The RDF format is based on expressions in the form of subject-predicate-object, called triples. The subject and object denote (web) resources and the predicate denotes the relationship between the subject and the object. For example the expression ‘Spinoza has written the book Ethica Ordine Geometrico Demonstrata’ in RDF is a triple with a subject denoting “Spinoza”, a predicate denoting “has written”, and an object denoting “the book Ethica Ordine Geometrico Demonstrata”. This is a different approach than for example object-oriented models with an entity (Spinoza), attribute (book) and value (Ethica).

The RDF format could potentially solve some problems with the XBRL format. To explain this, I converted an XBRL-instance (a test instance file from EIOPA for Solvency 2) to RDF format.

Below you see the representation of one arbitrary data point in the report (called a fact) in RDF format and visualized as a network (I used the Python package networkx). The predicates contain the complete web resource so I limited the name to the last word to make it readable.

The red node is the starting point of the data point. The red labels on the lines describe the predicate between subject and object. You see that the fact (subject) ‘has decimals’ (predicate) 2 (object), and furthermore has unit EUR, has value 838522076.03, has type metmi503 (an internal code describing Payments for reported but not settled claims) and some other properties.

The data point also has a so-called context that defines the entity to which the fact applies, the period of time the fact is relevant (in this case 2019-12-31) and also a scenario, which consists of additional metadata of the data point. In this case we see that the data point is related to statutory accounts, non-life and health non-STL, direct business and accepted during the period (and a node without a label).

All facts in every XBRL instance are structured in this way, which means that for example you can search all facts with the label statutory accounts. Furthermore, because XBRL uses namespaces you can unambiguously identify predicates and objects in the report. For example, you see that the entity node has an identifier (starting with 0LFF1…) and a scheme (17442). The scheme refers to the web resource for the ISO standard 17442 which specifies the Legal Entity Identifier (LEI), so the entity is unambiguously identified with the given (LEI-)code. If you add other XBRL instances with references to that entity then the data is automatically linked because other instances will contain exactly the same entity node.
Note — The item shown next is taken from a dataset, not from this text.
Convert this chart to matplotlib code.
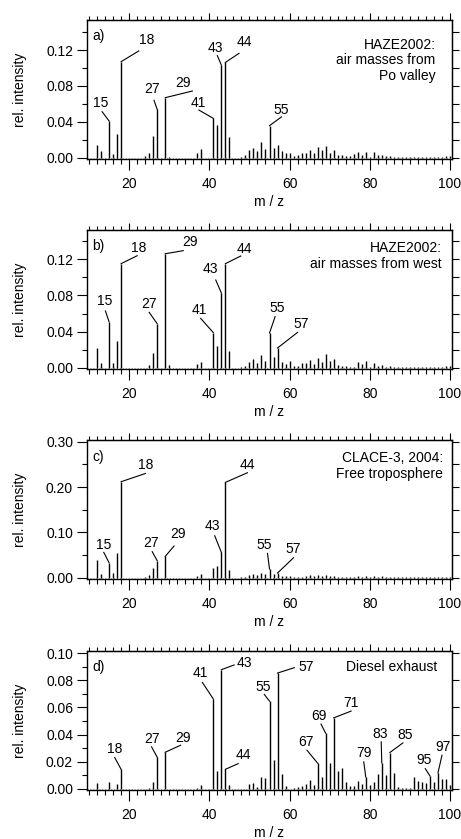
import matplotlib
matplotlib.use("Agg")
import matplotlib.pyplot as plt
from matplotlib.ticker import MultipleLocator, FormatStrFormatter, NullFormatter

plt.rcParams["font.family"] = ["Liberation Sans", "DejaVu Sans"]
plt.rcParams["font.size"] = 10

# m/z 10 ... 100, one value per integer mass
mz = list(range(10, 101))

po_valley = [
    0, 0, 0.014, 0.0074, 0, 0.041, 0.0037, 0.0267, 0.107, 0,
    0, 0, 0, 0, 0.0015, 0.0052, 0.0238, 0.0539, 0, 0.0669,
    0.001, 0, 0, 0, 0, 0, 0, 0.0052, 0.0093, 0,
    0, 0.0438, 0.0364, 0.1033, 0.1062, 0.023, 0, 0, 0.0007, 0.003,
    0.0085, 0.011, 0.0074, 0.0175, 0.0093, 0.0357, 0.0108, 0.0141, 0.0074, 0.0056,
    0.0056, 0.0022, 0.0026, 0.0052, 0.0056, 0.0089, 0.0052, 0.0115, 0.0085, 0.0134,
    0.0048, 0.0082, 0.003, 0.003, 0.0022, 0.0015, 0.0037, 0.0063, 0.0026, 0.0067,
    0.0007, 0.0063, 0.003, 0.0026, 0.0022, 0.0015, 0.001, 0.0008, 0.0007, 0.0008,
    0.0007, 0.0008, 0.0007, 0.0008, 0.0007, 0.0008, 0.001, 0.001, 0.0012, 0.0022,
    0.002,
]

west = [
    0, 0, 0.0214, 0.0052, 0, 0.0509, 0.0052, 0.0292, 0.1152, 0,
    0, 0, 0, 0, 0, 0.0033, 0.0159, 0.0487, 0, 0.1262,
    0.003, 0, 0, 0, 0, 0, 0, 0.0044, 0.0059, 0,
    0, 0.0388, 0.0236, 0.0827, 0.1152, 0.0185, 0, 0, 0.0005, 0.0015,
    0.0066, 0.0092, 0.0055, 0.0137, 0.0074, 0.0384, 0.0118, 0.0218, 0.0059, 0.0044,
    0.007, 0.0018, 0.0018, 0.0048, 0.0052, 0.0081, 0.0041, 0.0103, 0.0063, 0.0148,
    0.0074, 0.0096, 0.003, 0.0018, 0.0015, 0.0007, 0.0005, 0.0063, 0.0037, 0.007,
    0.0004, 0.0052, 0.0022, 0.0033, 0.0007, 0.0015, 0.0005, 0.0005, 0.0006, 0.0005,
    0.0005, 0.0005, 0.0005, 0.0005, 0.0005, 0.0005, 0.0006, 0.0005, 0.0006, 0.0018,
    0.0015,
]

free_trop = [
    0, 0, 0.039, 0.0088, 0, 0.0331, 0.0096, 0.0544, 0.2118, 0,
    0, 0, 0, 0, 0.0015, 0.0051, 0.022, 0.0375, 0, 0.047,
    0, 0, 0, 0, 0, 0, 0, 0.0037, 0.0074, 0,
    0, 0.022, 0.0257, 0.0559, 0.2103, 0.0169, 0, 0, 0.0008, 0.0015,
    0.0066, 0.0074, 0.0059, 0.0103, 0.0074, 0.0191, 0.0074, 0.0103, 0.0044, 0.0029,
    0.0029, 0.0015, 0.0015, 0.0015, 0.0037, 0.0051, 0.0037, 0.0051, 0.0037, 0.0066,
    0.0029, 0.0044, 0.0022, 0.0022, 0.0015, 0.0015, 0.0015, 0.0044, 0.0022, 0.0044,
    0.0015, 0.0037, 0.0022, 0.0029, 0.0022, 0.0022, 0.0015, 0.0015, 0.0015, 0.0015,
    0.0015, 0.0022, 0.0015, 0.0015, 0.0015, 0.0022, 0.0015, 0.0022, 0.0022, 0.0022,
    0.0015,
]

diesel = [
    0, 0, 0.0042, 0, 0, 0.0047, 0, 0.0037, 0.0143, 0,
    0, 0, 0, 0, 0, 0.0007, 0.0047, 0.0232, 0, 0.0269,
    0, 0, 0, 0, 0, 0, 0, 0.0007, 0.0027, 0,
    0, 0.0662, 0.0131, 0.0879, 0.0143, 0.003, 0, 0, 0, 0,
    0.0035, 0.004, 0.0015, 0.0086, 0.0079, 0.0647, 0.021, 0.0854, 0.0106, 0.002,
    0, 0.0005, 0.001, 0.002, 0.0032, 0.0062, 0.0025, 0.0188, 0.0084, 0.041,
    0.0188, 0.0523, 0.0131, 0.0156, 0.0049, 0.0017, 0.0017, 0.0059, 0.0035, 0.0086,
    0.003, 0.0047, 0.0109, 0.019, 0.0099, 0.0267, 0.0119, 0.001, 0.0007, 0.0007,
    0.0007, 0.0084, 0.0054, 0.0052, 0.004, 0.0094, 0.0052, 0.0116, 0.0069, 0.0069,
    0.0025,
]

spectra = [po_valley, west, free_trop, diesel]
letters = ["a)", "b)", "c)", "d)"]
titles = [
    "HAZE2002:\nair masses from\nPo valley",
    "HAZE2002:\nair masses from west",
    "CLACE-3, 2004:\nFree troposphere",
    "Diesel exhaust",
]

# peak label placement: peak -> (text x, text y, leader end x, leader end y)
peak_labels = [
    {15: (13.0, 0.061, 13.26, 0.0513), 18: (24.34, 0.131, 22.4, 0.119),
     27: (25.76, 0.0765, 26.2, 0.064), 29: (33.5, 0.0828, 35.76, 0.0743),
     41: (37.26, 0.061, 37.4, 0.0531), 43: (41.4, 0.1226, 42.0, 0.1137),
     44: (48.7, 0.129, 47.4, 0.1163), 55: (57.9, 0.0535, 58.0, 0.0455)},
    {15: (13.84, 0.0738, 14.09, 0.0628), 18: (22.43, 0.1329, 22.0, 0.124),
     27: (25.0, 0.0701, 25.0, 0.0613), 29: (35.2, 0.1388, 33.5, 0.1296),
     41: (37.4, 0.0639, 37.84, 0.0546), 43: (40.34, 0.1089, 41.6, 0.0971),
     44: (48.7, 0.132, 47.84, 0.1237), 55: (57.0, 0.0657, 56.4, 0.0565),
     57: (62.84, 0.0484, 62.0, 0.0391)},
    {15: (13.68, 0.072, 13.68, 0.0559), 18: (24.1, 0.2485, 24.1, 0.230),
     27: (25.5, 0.0757, 25.76, 0.0574), 29: (32.26, 0.0956, 31.2, 0.0699),
     43: (40.76, 0.1147, 41.34, 0.0926), 44: (49.5, 0.2485, 49.5, 0.2316),
     55: (53.7, 0.072, 54.5, 0.0537), 57: (61.0, 0.0632, 61.0, 0.0441)},
    {18: (16.34, 0.0291, 16.42, 0.023), 27: (25.6, 0.037, 25.6, 0.0309),
     29: (33.5, 0.0375, 32.84, 0.0321), 41: (37.84, 0.0852, 38.26, 0.0785),
     43: (48.7, 0.0926, 46.2, 0.0914), 44: (48.6, 0.0247, 47.2, 0.0185),
     55: (53.5, 0.0753, 53.7, 0.0696), 57: (64.1, 0.0901, 61.2, 0.0894),
     67: (64.1, 0.0346, 64.34, 0.0284), 69: (67.4, 0.0536, 67.84, 0.0477),
     71: (75.34, 0.063, 75.34, 0.0573), 79: (78.5, 0.0267, 78.5, 0.0198),
     83: (82.7, 0.0407, 82.85, 0.0346), 85: (88.84, 0.04, 88.26, 0.0338),
     95: (93.5, 0.021, 93.84, 0.0148), 97: (98.26, 0.0309, 98.0, 0.0247)},
]

# axis setup per panel: ylim, left major step, left minor step, right tick step
ylims = [(-0.0018, 0.1535), (-0.0018, 0.1525), (-0.0035, 0.3038), (-0.0012, 0.1017)]
major_steps = [0.04, 0.04, 0.10, 0.02]
minor_steps = [0.02, 0.02, 0.05, 0.01]
right_steps = [0.02, 0.02, 0.05, 0.02]
title_pos = [(0.955, 0.872), (0.971, 0.918), (0.976, 0.918), (0.960, 0.933)]
tops = [20, 230, 440, 651]

fig = plt.figure(figsize=(4.61, 8.39), dpi=100)

for i in range(4):
    h = 139.3
    ax = fig.add_axes([87 / 461, 1 - (tops[i] + h) / 839, 365 / 461, h / 839])
    ax.axhline(0, color="0.65", ls=":", lw=0.8, zorder=1)
    ax.vlines(mz, 0, spectra[i], color="black", lw=1.0, zorder=2)

    for peak, (tx, ty, ex, ey) in peak_labels[i].items():
        top = spectra[i][mz.index(peak)]
        ax.plot([peak, ex], [top, ey], color="black", lw=0.8)
        ax.text(tx, ty, str(peak), ha="center", va="center", fontsize=10)

    ax.text(0.015, 0.935 if i != 2 else 0.925, letters[i], transform=ax.transAxes,
            ha="left", va="top", fontsize=10)
    ax.text(title_pos[i][0], title_pos[i][1], titles[i], transform=ax.transAxes,
            ha="right", va="top", multialignment="right", fontsize=10, linespacing=1.15)

    ax.set_xlim(9.5, 100.5)
    ax.set_ylim(*ylims[i])
    ax.xaxis.set_major_locator(MultipleLocator(20))
    ax.xaxis.set_minor_locator(MultipleLocator(2))
    ax.yaxis.set_major_locator(MultipleLocator(major_steps[i]))
    ax.yaxis.set_minor_locator(MultipleLocator(minor_steps[i]))
    ax.yaxis.set_major_formatter(FormatStrFormatter("%.2f"))
    ax.tick_params(axis="both", which="both", direction="out", width=0.8, labelsize=10)
    ax.tick_params(axis="y", which="major", length=7.5, pad=2.5)
    ax.tick_params(axis="y", which="minor", length=3.6)
    ax.tick_params(axis="x", which="major", length=8, pad=5)
    ax.tick_params(axis="x", which="minor", length=3.6)
    for sp in ax.spines.values():
        sp.set_linewidth(1.0)

    top_ax = ax.secondary_xaxis("top")
    top_ax.xaxis.set_major_locator(MultipleLocator(20))
    top_ax.xaxis.set_minor_locator(MultipleLocator(2))
    top_ax.xaxis.set_major_formatter(NullFormatter())
    top_ax.tick_params(which="major", length=5, width=0.8)
    top_ax.tick_params(which="minor", length=3, width=0.8)

    right_ax = ax.secondary_yaxis("right")
    right_ax.yaxis.set_major_locator(MultipleLocator(right_steps[i]))
    right_ax.yaxis.set_major_formatter(NullFormatter())
    right_ax.tick_params(which="major", length=5, width=0.8)
    right_ax.tick_params(which="minor", length=0)

    ax.set_xlabel("m / z", fontsize=10, va="center")
    ax.set_ylabel("rel. intensity", fontsize=10, va="center")
    ax.xaxis.set_label_coords(0.5, -0.31)
    ax.yaxis.set_label_coords(-0.1836, 0.5)

fig.savefig("out.png", dpi=100)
The RDF representation of the XBRL fact above is:

_:provenance1 xl:instance "filename".
_:unit_u xbrli:measure iso4217:EUR.
_:fact926
  xl:provenance :provenance1;
  xl:type xbrli:fact; 
  rdf:type s2md_met:mi503;
  rdf:value "838522076.03"^^xsd:decimal;
  xbrli:decimals "2"^^xsd:integer;
  xbrli:unit :unit_u; 
  xbrli:context :context_BLx79_DIx5_IZx1_TBx28_VGx84.
_:context_BLx79_DIx5_IZx1_TBx28_VGx84
  xl:type xbrli:context;
  xbrli:entity [
    xbrli:identifier "0LFF1WMNTWG5PTIYYI38";
    xbrli:scheme http://standards.iso.org/iso/17442;
    ];
  xbrli:scenario [
    xbrldi:explicitMember "s2c_LB:x79"^^rdf:XMLLiteral;
    xbrldi:explicitMember "s2c_DI:x5"^^rdf:XMLLiteral;
    xbrldi:explicitMember "s2c_RT:x1"^^rdf:XMLLiteral;
    xbrldi:explicitMember "s2c_LB:x28"^^rdf:XMLLiteral;
    xbrldi:explicitMember "s2c_AM:x84"^^rdf:XMLLiteral;
    ];
  xbrli:instant "2019-12-31"^^xsd:date.

Instead of storing the data in separate templates with often unclear code names you can also convert the XBRL data to one large Semantic Web where all facts are linked together. The RDF format thus provides a graph model which allows easier integration and visualization (and, for me at least, easier understanding). It allows adding and linking data from other sources, such as Solvency 2 documents and external data, in the same graph.

Typically, supervisory reports consists of thousands of data points and supervisors receive reports from many entities each period. How would you store that information? I think that the natural way to store an XBRL instance is not a relational database but a graph database (like graphDB or Neo4j). These databases can store the facts with all the metadata in a structured way and enable to query the graph efficiently. Next blog, I will explore graph databases and query languages for XBRL reports converted to the RDF format.